While Feng and Zhao work within the industry, Cindy Liu represents the new face of the Chinese consumer: educated, affluent, and increasingly discerning.

Liu began riding seriously in 2022 and now divides her time between the UK and China. She identifies a fundamental cultural difference in how the sport is taught. “In the UK, riding is a lifestyle,” she says. “You see the horse as a teacher who cannot speak. In China, the student is treated as a customer. You arrive, the horse is already tacked up, and the focus is on efficiency and measurable improvement.”

Her desire for a deeper relationship with the sport led her to search for a schoolmaster, a horse capable of teaching her advanced dressage. Unlike many first-time owners drawn to young, expressive movers, Liu approached the process with notable restraint.

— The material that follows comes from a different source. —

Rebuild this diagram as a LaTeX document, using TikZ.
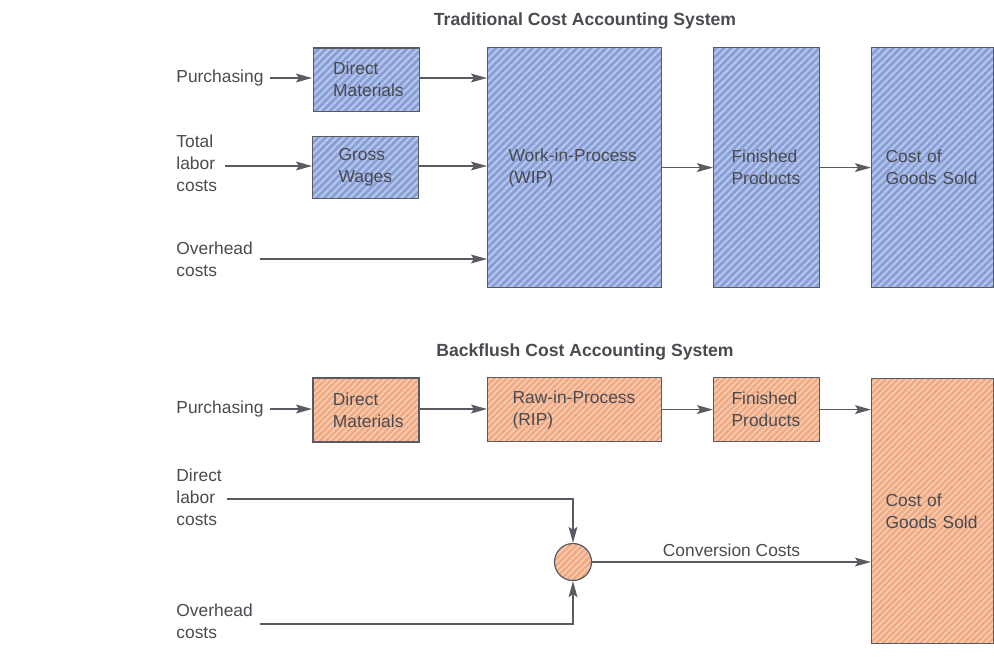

“I tried several four- and five-year-olds,” she admits. “Some had excellent bloodlines, but there was too much uncertainty. If I brought back a young horse, I would just be paying a trainer to ride it, and my own time would be wasted.”

Her search ultimately took her to Germany, where she purchased Julius, a 12-year-old, 17.1hh Rhinelander gelding competing at Inter I level. For Liu, Julius is not merely a competition horse, but a private professor.

Her ambition is to compete at Prix St Georges, yet her motivation remains deeply personal. “I believe my equestrian life in the UK will heal every moment of self-doubt in my life,” she says.

The Future

Together, these stories point to a critical evolution in China’s equestrian journey. Beyond importing horses and infrastructure, the new riders are investing in culture, education, and welfare.

Kate Feng is building a British-style club model in Jiangsu. Tiance Zhao is advocating for BHS standards in Chinese coaching. Cindy Liu is demonstrating a shift away from status-driven ownership toward informed horsemanship.

As the Chinese market matures, these cross-border ambassadors suggest that the future of the industry will be shaped not by the volume of trade, but by the depth of connection between people, horses, and traditions.